@maxdancona,
First, because off the very old, and rightly revered statistical principle of the fallacy of the enumeration of favorable circumstances. Suppose you allege that all i ever do is argue with what you post. If, every time you post, and i
don't argue with you, you wrote that in a notebook, and kept a separate count of the number of posts you made which i did argue with, you'd have a base line from which to form a reasonable comparison. You'd then be able to make a statistically reliable statement about the claim, providing there were sufficient data for a statistically significant sample. To merely say, however "you always do that" without having a statistical leg to stand on is fallacious.
But people don't do that (carefully catalogue information) in such cases, which is one reason, the main reason, why anecdotal information is justifiably dismissed in scientific research.

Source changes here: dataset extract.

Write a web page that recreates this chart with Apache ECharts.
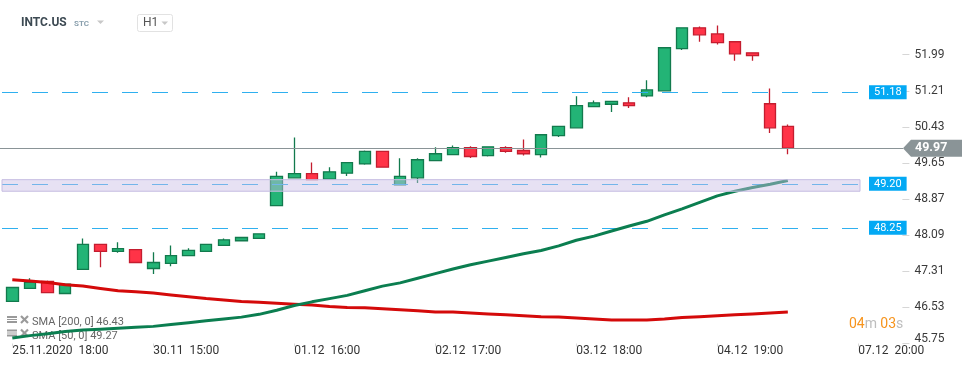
<!DOCTYPE html>
<html><head><meta charset="utf-8">
<script src="https://cdn.jsdelivr.net/npm/echarts@6/dist/echarts.min.js"></script>
<style>html,body{margin:0;padding:0;background:#fff}#c{width:974px;height:368px}</style>
</head><body><div id="c"></div>
<script>
// ---- data ----
const categories = [
  '25.11.2020  18:00','25.11  19:00','25.11  20:00','25.11  21:00',
  '27.11  15:00','27.11  16:00','27.11  17:00','27.11  18:00',
  '30.11  15:00','30.11  16:00','30.11  17:00','30.11  18:00','30.11  19:00','30.11  20:00','30.11  21:00',
  '01.12  15:00','01.12  16:00','01.12  17:00','01.12  18:00','01.12  19:00','01.12  20:00','01.12  21:00',
  '02.12  15:00','02.12  16:00','02.12  17:00','02.12  18:00','02.12  19:00','02.12  20:00','02.12  21:00',
  '03.12  15:00','03.12  16:00','03.12  17:00','03.12  18:00','03.12  19:00','03.12  20:00','03.12  21:00',
  '04.12  15:00','04.12  16:00','04.12  17:00','04.12  18:00','04.12  19:00','04.12  20:00','04.12  21:00',
  '07.12  15:00','07.12  16:00','07.12  17:00','07.12  18:00','07.12  19:00','07.12  20:00','07.12  21:00',
  '08.12  15:00'
];
const openV  = [46.66,46.94,47.09,46.83,47.35,47.89,47.74,47.78,47.37,47.48,47.65,47.74,47.87,47.97,48.02,
                48.73,49.33,49.42,49.30,49.43,49.63,49.90,49.18,49.33,49.70,49.83,49.98,49.81,49.98,49.92,
                49.83,50.24,50.41,50.87,50.92,50.95,51.10,51.21,52.12,52.57,52.44,52.27,52.03,50.93,50.44];
const closeV = [46.96,47.07,46.85,47.03,47.89,47.74,47.80,47.50,47.50,47.65,47.76,47.89,47.99,48.04,48.12,
                49.36,49.42,49.29,49.46,49.66,49.90,49.56,49.36,49.72,49.85,49.98,49.79,50.00,49.90,49.85,
                50.26,50.44,50.89,50.95,50.98,50.89,51.23,52.14,52.57,52.42,52.25,52.01,51.97,50.41,49.97];
const lowV   = [46.66,46.94,46.85,46.83,47.35,47.40,47.71,47.50,47.25,47.42,47.65,47.74,47.87,47.97,48.02,
                48.73,49.33,49.29,49.30,49.37,49.61,49.56,49.18,49.22,49.70,49.83,49.76,49.79,49.87,49.81,
                49.77,50.21,50.41,50.87,50.75,50.84,51.07,51.21,52.09,52.27,52.21,51.86,51.86,50.30,49.84];
const highV  = [46.96,47.16,47.11,47.03,48.02,47.89,47.94,47.78,47.72,47.87,47.81,47.89,48.02,48.04,48.12,
                49.46,50.20,49.66,49.56,49.66,49.92,49.90,49.75,49.75,49.99,50.03,50.01,50.00,50.01,50.16,
                50.26,50.44,51.09,51.00,50.98,51.07,51.44,52.14,52.57,52.60,52.62,52.27,52.03,51.26,50.48];
const sma200 = [47.13,47.10,47.07,47.02,46.99,46.94,46.89,46.87,46.84,46.80,46.76,46.72,46.69,46.66,46.64,
                46.62,46.60,46.58,46.55,46.53,46.52,46.50,46.48,46.46,46.43,46.43,46.41,46.39,46.37,46.35,
                46.33,46.32,46.30,46.28,46.26,46.26,46.26,46.28,46.31,46.33,46.35,46.37,46.39,46.41,46.43];
const sma50  = [45.87,45.92,45.96,46.01,46.04,46.06,46.08,46.10,46.12,46.16,46.20,46.24,46.28,46.32,46.38,
                46.47,46.57,46.65,46.72,46.79,46.89,46.99,47.06,47.16,47.26,47.36,47.45,47.53,47.61,47.69,
                47.76,47.86,47.98,48.07,48.18,48.29,48.39,48.53,48.66,48.80,48.94,49.04,49.12,49.19,49.27];
const yTicks = [45.75, 46.53, 47.31, 48.09, 48.87, 49.65, 50.43, 51.21, 51.99];
const levels = [51.18, 49.20, 48.25];
const zone = [49.04, 49.29];
const lastPrice = 49.97;
const yMin = 45.75, yMax = 53.172;
const legendTexts = ['SMA [200, 0] 46.43', 'SMA [50, 0] 49.27'];
const headerSymbol = 'INTC.US', headerType = 'STC', headerTf = 'H1';
const countdown = ['04', 'm', '03', 's'];

// ---- chart ----
const FONT = 'Roboto, "Noto Sans", sans-serif';
const chart = echarts.init(document.getElementById('c'), null, {renderer: 'canvas'});
const ohlc = openV.map((o, i) => [o, closeV[i], lowV[i], highV[i]]);
const dash = {type: [16, 14], width: 1};

chart.setOption({
  animation: false,
  backgroundColor: '#ffffff',
  textStyle: {fontFamily: FONT},
  grid: {left: 3.5, right: 71.6, top: 0, bottom: 24.5, containLabel: false},
  xAxis: {
    type: 'category', data: categories, boundaryGap: true,
    axisLine: {show: false},
    axisTick: {show: true, alignWithLabel: true, interval: 7, length: 3, lineStyle: {color: '#d9d9d9'}},
    axisLabel: {interval: 7, align: 'left', margin: 1.5, color: '#333', fontSize: 12, fontFamily: FONT},
    splitLine: {show: false}
  },
  yAxis: {
    type: 'value', position: 'right', min: yMin, max: yMax,
    axisLine: {show: false},
    axisTick: {show: true, length: 7, customValues: yTicks, lineStyle: {color: '#d6d6d6'}},
    splitLine: {show: false},
    axisLabel: {
      customValues: yTicks,
      margin: 12, color: '#3a3a3a', fontSize: 12, fontFamily: FONT,
      formatter: v => Math.abs(v - yTicks[0]) < 1e-6 ? '{lo|' + v.toFixed(2) + '}' : v.toFixed(2),
      rich: {lo: {fontSize: 12, color: '#3a3a3a', fontFamily: FONT, padding: [0, 0, 10, 0]}}
    }
  },
  series: [
    {
      type: 'candlestick', data: ohlc, barWidth: 12, z: 2,
      itemStyle: {color: '#23b476', color0: '#ff3347', borderColor: '#127a4d', borderColor0: '#c41d2f', borderWidth: 1.3},
      markLine: {
        silent: true, symbol: 'none', z: 3,
        data: [
          ...levels.map(v => [
            {name: v.toFixed(2), x: 2, yAxis: v},
            {x: 860, yAxis: v}
          ]),
          [{name: '', yAxis: lastPrice, x: 0}, {x: 903, yAxis: lastPrice,
            lineStyle: {type: 'solid', color: '#8a9497', width: 1}, label: {show: false}}]
        ],
        lineStyle: Object.assign({color: '#2fb0ef'}, dash),
        label: {
          show: true, position: 'end', distance: 9, formatter: '{b}',
          backgroundColor: '#03a9f4', color: '#fff', fontSize: 11, fontFamily: FONT,
          padding: [2, 5, 1, 5], lineHeight: 11
        }
      },
      markArea: {
        silent: true, z: 4,
        itemStyle: {color: 'rgba(202,188,228,0.45)', borderColor: '#c6bde2', borderWidth: 1},
        label: {show: false},
        data: [[{x: 2, yAxis: zone[1]}, {x: 860, yAxis: zone[0]}]]
      }
    },
    {
      type: 'line', data: sma200, symbol: 'none', z: 3,
      lineStyle: {color: '#d40a0a', width: 3}, itemStyle: {color: '#d40a0a'}
    },
    {
      type: 'line', data: sma50, symbol: 'none', z: 3,
      lineStyle: {color: '#0b7e50', width: 3}, itemStyle: {color: '#0b7e50'}
    }
  ]
});

const yc = chart.convertToPixel({yAxisIndex: 0}, lastPrice);

function listIcon(x, y) {
  return [
    {type: 'rect', shape: {x: x, y: y, width: 10, height: 2}, style: {fill: '#9a9a9a'}},
    {type: 'rect', shape: {x: x, y: y + 3, width: 10, height: 1}, style: {fill: '#9a9a9a'}},
    {type: 'rect', shape: {x: x, y: y + 5, width: 10, height: 2}, style: {fill: '#9a9a9a'}}
  ];
}
function xIcon(cx, cy) {
  return [
    {type: 'line', shape: {x1: cx - 3.5, y1: cy - 3.5, x2: cx + 3.5, y2: cy + 3.5}, style: {stroke: '#9a9a9a', lineWidth: 2.2}},
    {type: 'line', shape: {x1: cx - 3.5, y1: cy + 3.5, x2: cx + 3.5, y2: cy - 3.5}, style: {stroke: '#9a9a9a', lineWidth: 2.2}}
  ];
}

const g = [];
// header
g.push({type: 'text', left: 21, top: 17, style: {text: headerSymbol, font: 'bold 12px ' + FONT, fill: '#3d4a53'}});
g.push({type: 'text', left: 74, top: 20, style: {text: headerType, font: 'bold 8px ' + FONT, fill: '#8aa0ae'}});
g.push({type: 'polygon', shape: {points: [[97, 20.5], [104, 20.5], [100.5, 24]]}, style: {fill: '#c8c8c8'}});
g.push({type: 'rect', shape: {x: 137.5, y: 14.5, width: 35, height: 17, r: 2}, style: {fill: '#fff', stroke: '#e2e2e2', lineWidth: 1}});
g.push({type: 'text', left: 143, top: 17, style: {text: headerTf, font: '12px ' + FONT, fill: '#555'}});
g.push({type: 'polygon', shape: {points: [[161.5, 21.5], [168, 21.5], [164.75, 25]]}, style: {fill: '#c8c8c8'}});
// legend (under series)
legendTexts.forEach((t, i) => {
  const y = 316 + i * 13.5;
  listIcon(7, y).forEach(e => g.push(e));
  xIcon(24.5, y + 3.5).forEach(e => g.push(e));
  g.push({type: 'text', left: 32, top: y + 1, style: {text: t, font: '11px ' + FONT, fill: '#666'}});
});
// last price tag
g.push({type: 'polygon', shape: {points: [[903, yc], [911, yc - 8.5], [962, yc - 8.5], [962, yc + 8.5], [911, yc + 8.5]]},
        style: {fill: '#8a9497'}, z: 10});
g.push({type: 'text', x: 915, y: yc, style: {text: lastPrice.toFixed(2), font: 'bold 12.5px ' + FONT, fill: '#fff', verticalAlign: 'middle'}, z: 11});
// countdown
g.push({type: 'text', x: 849, y: 324, style: {
  text: '{o|' + countdown[0] + '}{g|' + countdown[1] + '} {o|' + countdown[2] + '}{g|' + countdown[3] + '}',
  verticalAlign: 'middle',
  rich: {o: {fontSize: 14, fontFamily: FONT, fill: '#f7941d', color: '#f7941d'}, g: {fontSize: 14, fontFamily: FONT, fill: '#bdbdbd', color: '#bdbdbd'}}
}});

chart.setOption({graphic: {elements: g}});
</script>
</body></html>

Your claims about scientific support for this thesis and flawed methodology are mere
ipse dixit pronouncements. We have no reason to assume that they are true just because you say so. Nor do we have any reason to dismiss those pronouncements. Scientifically speaking, though, they are meaningless unless you can substantiate your claims.
It is never valid to use anecdotal information to establish whether or not any claim or thesis is "scientific." It's fine to be skeptical--but claiming a thesis is not valid because you are not satisfied with the amount of data or the methodology is just as false a position as it would be to claim it
is a valid thesis despite a lack of data or a questionable methodology. The only valid response is "I don't know."